A Day in the Life of amps
I’m working at home today. I do so once a week which is a reasonable adjustment to help me get away from the stress of a commute and being around lots of people. Wherever you are in London there seems to be lots of people which I find a bit oppressive and makes me anxious. But then once a week is the most that works for me because isolation is also bad for my depression. It’s a tricky balance.
The first couple of hours of work are dominated by HR stuff. I’m in the sickness review process due to a lot of absence caused by my depression and anxiety. The process is having a really negative effect on my mental health as well so it’s very difficult to manage. Plus there’s the constant worry that the process will lead to my dismissal and the frustration that this is completely legal even though I’m protected at work in other ways by the Equality Act and there is no issue with my performance or quality of work. Moreover I’m spending my work time dealing with that, and the feelings that arise because of it, rather than getting on with my actual job which I’d obviously prefer.
Work then holds a strange position in relation to my mental health. When I can get on with normal work activities it’s really beneficial to my self esteem, motivation and activity levels which makes me feel better. But the structure of work and the dealings with my employer make me feel like there’s no point in trying; that I’m doomed. I switch between these regularly throughout the day. It’s tiring.
I go to the library at lunch and get a gelato on the way home, both of which perk me up a bit.

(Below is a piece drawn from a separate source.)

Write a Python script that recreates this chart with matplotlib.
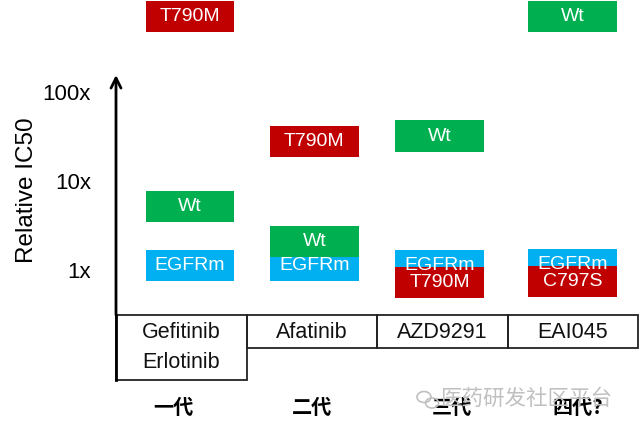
import matplotlib
matplotlib.use("Agg")
import matplotlib.pyplot as plt
from matplotlib.patches import Rectangle, Ellipse

plt.rcParams['font.family'] = ['Liberation Sans', 'Noto Sans CJK SC', 'DejaVu Sans']
CJK = ['Noto Sans CJK SC', 'DejaVu Sans']

# data
drugs = ["Gefitinib\nErlotinib", "Afatinib", "AZD9291", "EAI045"]
generations = ["一代", "二代", "三代", "四代?"]
box_labels = [["EGFRm", "Wt", "T790M"],
              ["EGFRm", "Wt", "T790M"],
              ["EGFRm", "T790M", "Wt"],
              ["EGFRm", "C797S", "Wt"]]
box_values = [[1.12, 5.2, 700],
              [1.12, 2.1, 28],
              [1.12, 0.73, 32],
              [1.15, 0.74, 700]]
yticks = [1, 10, 100]
ytick_labels = ["1x", "10x", "100x"]

colors = {"EGFRm": "#00B0F0", "Wt": "#00B050", "T790M": "#C00000", "C797S": "#C00000"}

# layout
box_x = [0.567, 1.52, 2.48, 3.50]
box_w = 0.68
half = 10 ** 0.175          # half box height in decades
gen_x = [0.437, 1.50, 2.575, 3.54]

fig = plt.figure(figsize=[6.4, 4.34], dpi=100)
left, width = 116 / 640, (638 - 116) / 640
ax = fig.add_axes([left, (434 - 315) / 434, width, 315 / 434])
ax.set_yscale('log')
ax.set_ylim(10 ** (-45 / 89), 10 ** (270 / 89))
ax.set_xlim(0, 4)
for s in ax.spines.values():
    s.set_visible(False)
ax.set_xticks([])
ax.set_yticks(yticks)
ax.set_yticklabels(ytick_labels, fontsize=16)
ax.yaxis.set_minor_locator(matplotlib.ticker.NullLocator())
ax.tick_params(axis='y', length=0, pad=18)
ax.set_ylabel("Relative IC50", fontsize=17.5)
ax.yaxis.set_label_coords(-0.15, 0.397)

for i in range(len(drugs)):
    for lab, v in zip(box_labels[i], box_values[i]):
        ax.bar(box_x[i], v * half - v / half, width=box_w, bottom=v / half,
               color=colors[lab], clip_on=False, zorder=2)
        ax.text(box_x[i], v, lab, ha='center', va='center', color='white',
                fontsize=14, zorder=3, clip_on=False)

# axis arrow
ax.annotate("", xy=(0, 0.762), xytext=(0, 0), xycoords='axes fraction',
            arrowprops=dict(arrowstyle='->', lw=2, color='black', mutation_scale=18,
                            shrinkA=0, shrinkB=0))

# table of drug names
tab = fig.add_axes([left, (434 - 380) / 434, width, 65 / 434])
tab.set_xlim(0, 4)
tab.set_ylim(0, 2)
tab.axis('off')
tab.add_patch(Rectangle((0, 0), 1, 2, fill=False, lw=1.3, ec='#222222', clip_on=False))
tab.plot([0, 0], [0, 2], color='black', lw=2, clip_on=False)
for i in range(1, len(drugs)):
    tab.add_patch(Rectangle((i, 1), 1, 1, fill=False, lw=1.3, ec='#222222', clip_on=False))
for i, name in enumerate(drugs):
    for j, ln in enumerate(name.split("\n")):
        tab.text(i + 0.5, 1.45 - 0.9 * j, ln, ha='center', va='center',
                 fontsize=15.5, color='#111111')

# watermark (drawn under the generation labels)
fig.text(441 / 640, 1 - 399 / 434, "医药研发社区平台", ha='left', va='center',
         fontsize=15.5, color='#c0c0c0', family=CJK)
fig.add_artist(Ellipse((424 / 640, 1 - 397 / 434), 14 / 640, 11 / 434, fill=False,
                       ec='#c0c0c0', lw=1.2))
fig.add_artist(Ellipse((432 / 640, 1 - 403 / 434), 13 / 640, 10 / 434, fill=False,
                       ec='#c0c0c0', lw=1.2))

for i, g in enumerate(generations):
    tab.text(gen_x[i], -0.85, g, ha='center', va='center', fontsize=14.5,
             color='black', family=CJK, fontweight='bold', zorder=5)

fig.savefig("out.png", dpi=100)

I find it good to leave the house every day, feels like an achievement and it’s nice to get fresh air and see the sea which is at the end of my road. Today is windy so the sea’s lovely and noisy with frothy waves. I watch the sea as I approach my flat and for a moment I feel very calm and content. All my serenity disappears instantly once I look away.
In the afternoon I feel overwhelmingly tired. I’ve tried to do and deal with too much today and have been working on tasks that require negotiation and planning with other people when I should have been more vigilant with things that would impact me. My brain hurts and all I can think about is how useless I am, how rubbish I am at work, and how stupid my employers are to be happy with my performance. I struggle sending some emails and updating some resources until 5.30 when I can go crash out on the sofa. Thank goodness work’s over with for a while and I can spend the evening eating good food and relaxing with my partner.